No longer caring what’s cool
For example, I no longer care whether the music I like is considered “cool” or not. I shamelessly tell my friends I am fond of The Chainsmokers’s Closer, and I let myself revel in the weepy-eyed optimism of Coldplay recently at their Manila concert (I also consider the two bands’ collab, Something Like This a total jam. Liking The Chainsmokers themselves is another thing though). I do venture into Pitchfork territory every now and then, just to clean up the junk that’s been accumulating in my Spotify playlists, but on some days, when I need a pick-me-up, I have a go-to playlist that is pure trash.

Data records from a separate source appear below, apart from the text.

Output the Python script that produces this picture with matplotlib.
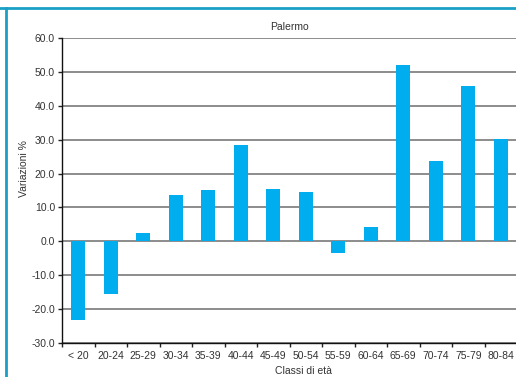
import matplotlib
matplotlib.use("Agg")
import matplotlib.pyplot as plt
from matplotlib.lines import Line2D
import numpy as np

plt.rcParams['font.family'] = ['Liberation Sans', 'DejaVu Sans']

categories = ["< 20", "20-24", "25-29", "30-34", "35-39", "40-44", "45-49",
              "50-54", "55-59", "60-64", "65-69", "70-74", "75-79", "80-84"]
values = [-23.1, -15.5, 2.4, 13.7, 15.1, 28.4, 15.4,
          14.5, -3.4, 4.2, 52.0, 23.7, 45.8, 30.1]
yticks = [-30.0, -20.0, -10.0, 0.0, 10.0, 20.0, 30.0, 40.0, 50.0, 60.0]

W, H = 516, 377
fig = plt.figure(figsize=(W / 100, H / 100), dpi=100)

# frame decoration: teal rule on top and along the left side
teal = "#1aa0c6"
fig.add_artist(Line2D([0, 1], [1 - 8 / H, 1 - 8 / H], color=teal, lw=2.0,
                      transform=fig.transFigure))
fig.add_artist(Line2D([6 / W, 6 / W], [0, 1 - 8 / H], color=teal, lw=2.0,
                      transform=fig.transFigure))

ax = fig.add_axes([62 / W, 34 / H, 455 / W, 305 / H])
x = np.arange(len(categories))
ax.bar(x, values, width=0.43, color="#00aeef", zorder=3)

ax.set_xlim(-0.5, len(categories) - 0.5)
ax.set_ylim(-30, 60)
ax.set_yticks(yticks)
ax.set_yticklabels([f"{v:.1f}" for v in yticks])
ax.yaxis.grid(True, color="#6e6e6e", lw=1.1, zorder=1)
ax.set_axisbelow(True)

# category boundaries carry tick marks, labels sit centred under the bars
ax.set_xticks(np.arange(len(categories) + 1) - 0.5)
ax.set_xticklabels([])
ax.set_xticks(x, minor=True)
ax.set_xticklabels(categories, minor=True)
ax.tick_params(axis="x", which="major", length=3, width=1, color="#222222",
               direction="out")
ax.tick_params(axis="x", which="minor", length=0, pad=6, labelsize=7.5,
               labelcolor="#333333")
ax.tick_params(axis="y", length=3, width=1, color="#222222", direction="out",
               labelsize=7.5, labelcolor="#333333", pad=2)

for s in ["top", "right"]:
    ax.spines[s].set_visible(False)
ax.spines["left"].set_color("#111111")
ax.spines["bottom"].set_color("#111111")
ax.spines["left"].set_linewidth(1.0)
ax.spines["bottom"].set_linewidth(1.0)

ax.set_title("Palermo", fontsize=7.5, color="#333333", pad=6)
fig.text(24 / W, 1 - 169 / H, "Variazioni %", rotation=90, fontsize=7.5,
         color="#333333", ha="center", va="center")
fig.text(303 / W, 1 - 371 / H, "Classi di età", fontsize=7.5,
         color="#333333", ha="center", va="center")

fig.savefig("out.png", dpi=100)
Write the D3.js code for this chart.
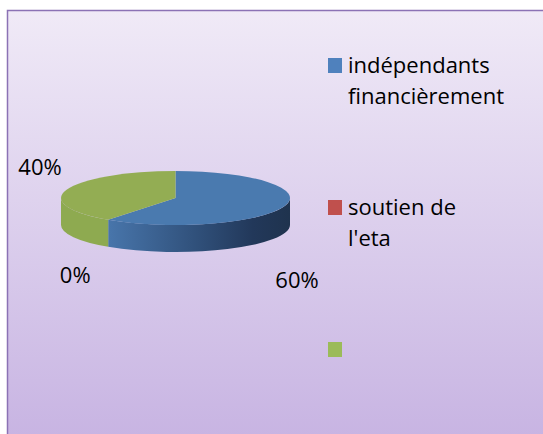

I also took this newly discarded fear to greater depths — jumping into a 60-foot body of water with just a life jacket on. I went to Palawan for work recently and of course, part of the trip went to exploring the islands of Coron. Most of the people in our group wanted to snorkel and see the coral reefs on Coron Bay. My fear of great depths — or basically just any body of water that is more than five-foot deep — has always been an electric fire that consumes me whenever I’m out at sea. But that day, encouraged by people I just met and the anxiety of anything that terrified me already banished, I put on a life jacket and jumped into a 30-foot lake (I also can’t swim!), snorkeled and saw, for the first time, the vastness that the sea can hold in its keep.
The experience was intoxicating, especially knowing that I had it in me to do these things. It’s nothing momentous like any other achievement. But it was a small step for me to try and grow outside the lines that I usually color. And it’s great, being filled with the knowledge that life still has some surprises for you.